John Wolkonowicz, an analyst with Global Insight, has spent the past 20 years specializing in the differences between generations and the wants and needs that will satisfy each. He said the secret for automakers is to cater to the aging body while keeping the features hip and cool enough for both older and younger consumers.
"We all get older and face physical limits and don't want to admit it's harder to climb in the car or turn around to change lanes or back up," Wolkonowicz said. "But the last thing you want to create is a vehicle or system for older Boomers and advertise it as such. In the '80s, Ford created a concept that it said would make it easier for older people to get in and out. The public said they didn't want it and it never was built.
"The trick is to create a product that meets those needs in an appealing way.
"Boomers want high-tech, but it has to be simple and not too complicated to understand or use, like iDrive at BMW, which Boomers don't like," Wolkonowicz said. "They don't want a complex nav system that forces you to program the address letter by letter. They just want to say, 'Go to...' and have a map appear."
Along with that high-tech approach, Boomers are also into "smart" cars with lots of content because they see that as giving them value for their money.

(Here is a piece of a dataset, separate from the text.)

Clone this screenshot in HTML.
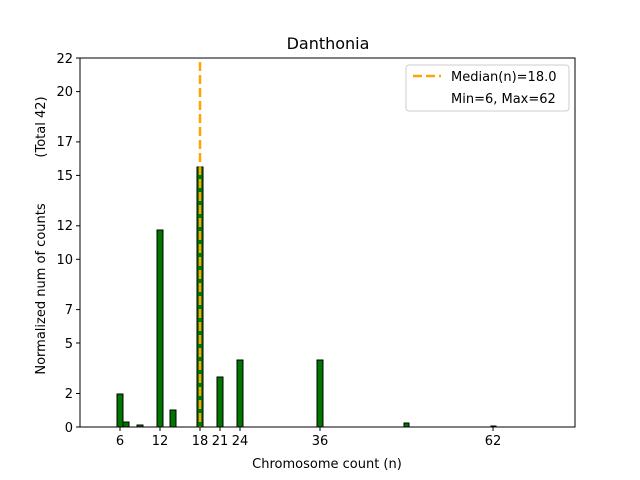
<!DOCTYPE html>
<html><head><style>body{margin:0;background:#fff}svg{display:block}text{font-family:"DejaVu Sans","Liberation Sans",sans-serif;font-size:13px;fill:#000}</style></head>
<body>
<svg width="640" height="480" xmlns="http://www.w3.org/2000/svg">
<rect width="640" height="480" fill="#fff"/>
<g fill="#007500" stroke="#000" stroke-width="1">
<rect x="117" y="394" width="6" height="33"/>
<rect x="123" y="422" width="6" height="5"/>
<rect x="137" y="425" width="6" height="2"/>
<rect x="157" y="230" width="6" height="197"/>
<rect x="170" y="410" width="6" height="17"/>
<rect x="197" y="167" width="6" height="260"/>
<rect x="217" y="377" width="6" height="50"/>
<rect x="237" y="360" width="6" height="67"/>
<rect x="317" y="360" width="6" height="67"/>
<rect x="404" y="423" width="5" height="4"/>
<rect x="491" y="426" width="5" height="1"/>
</g>
<line x1="200" y1="62" x2="200" y2="427" stroke="#ffa500" stroke-width="2.5" stroke-dasharray="9,4"/>
<rect x="80" y="58" width="495" height="369" fill="none" stroke="#000" stroke-width="1"/>
<g stroke="#000">
<line x1="120" y1="427" x2="120" y2="431"/><line x1="160" y1="427" x2="160" y2="431"/><line x1="200" y1="427" x2="200" y2="431"/><line x1="220" y1="427" x2="220" y2="431"/><line x1="240" y1="427" x2="240" y2="431"/><line x1="320" y1="427" x2="320" y2="431"/><line x1="493" y1="427" x2="493" y2="431"/>
<line x1="76" y1="427" x2="80" y2="427"/><line x1="76" y1="393.5" x2="80" y2="393.5"/><line x1="76" y1="343" x2="80" y2="343"/><line x1="76" y1="309.6" x2="80" y2="309.6"/><line x1="76" y1="259.3" x2="80" y2="259.3"/><line x1="76" y1="225.8" x2="80" y2="225.8"/><line x1="76" y1="175.4" x2="80" y2="175.4"/><line x1="76" y1="141.9" x2="80" y2="141.9"/><line x1="76" y1="91.6" x2="80" y2="91.6"/><line x1="76" y1="58" x2="80" y2="58"/>
</g>
<g text-anchor="middle">
<text x="120" y="445">6</text><text x="160" y="445">12</text><text x="200" y="445">18</text><text x="220" y="445">21</text><text x="240" y="445">24</text><text x="320" y="445">36</text><text x="493" y="445">62</text>
<text x="327" y="468">Chromosome count (n)</text>
<text x="328" y="49" style="font-size:16px">Danthonia</text>
</g>
<g text-anchor="end">
<text x="73" y="432">0</text><text x="73" y="398">2</text><text x="73" y="348">5</text><text x="73" y="314">7</text><text x="73" y="264">10</text><text x="73" y="230">12</text><text x="73" y="180">15</text><text x="73" y="146">17</text><text x="73" y="96">20</text><text x="73" y="63">22</text>
</g>
<text transform="translate(45,289) rotate(-90)" text-anchor="middle">Normalized num of counts</text>
<text transform="translate(45,127) rotate(-90)" text-anchor="middle">(Total 42)</text>
<rect x="406" y="65" width="163" height="46" rx="3" fill="#fff" stroke="#ccc"/>
<line x1="413" y1="76" x2="441" y2="76" stroke="#ffa500" stroke-width="2.5" stroke-dasharray="9,4"/>
<text x="451" y="81">Median(n)=18.0</text>
<text x="451" y="103">Min=6, Max=62</text>
</svg>
</body></html>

"Boomers don't want to compromise features," said George Peterson, president of automotive research and consulting firm Auto Pacific. "They want status. They want air conditioning and satellite radio. They don't want small, which they see as unsafe. A minivan would be perfect for them, but they avoid minivans like the plague because of the soccer mom image."
On the flip side, not every gadget appeals to Boomers. CNW says there are many features Boomers couldn't care less about, like GPS navigation systems. Those are rated important by only 5.2 percent of Boomer buyers. Hybrid technology is important to just 16.7 percent of Boomers, which is slightly more than the percentage attracted to a sun- or moonroof (15.6 percent), but lower than the percentage who want stain-resistant seats (18.9 percent). Today's younger drivers couldn't live without an iPod input in the car, but only 10 percent of Boomers say they need one. A sports suspension (21 percent) is also way down on Boomers' lists.
While it's not surprising that Boomers and the younger generation don't see eye-to-eye on some features, it's also safe to assume there are some differences when it comes to the big picture. According to CNW Marketing Research, the 10 attributes all consumers consider most important when buying a vehicle are low monthly payments, visibility, quality, styling, manufacturer's reputation, low price versus the competition, status, driver ergonomics, low sticker price and resale value.
For Boomers, however, the order changes somewhat. Good visibility is No. 1, followed by manufacturer's reputation, quality, styling, driver ergonomics, status, monthly payments, passenger protection, airbags and resale value.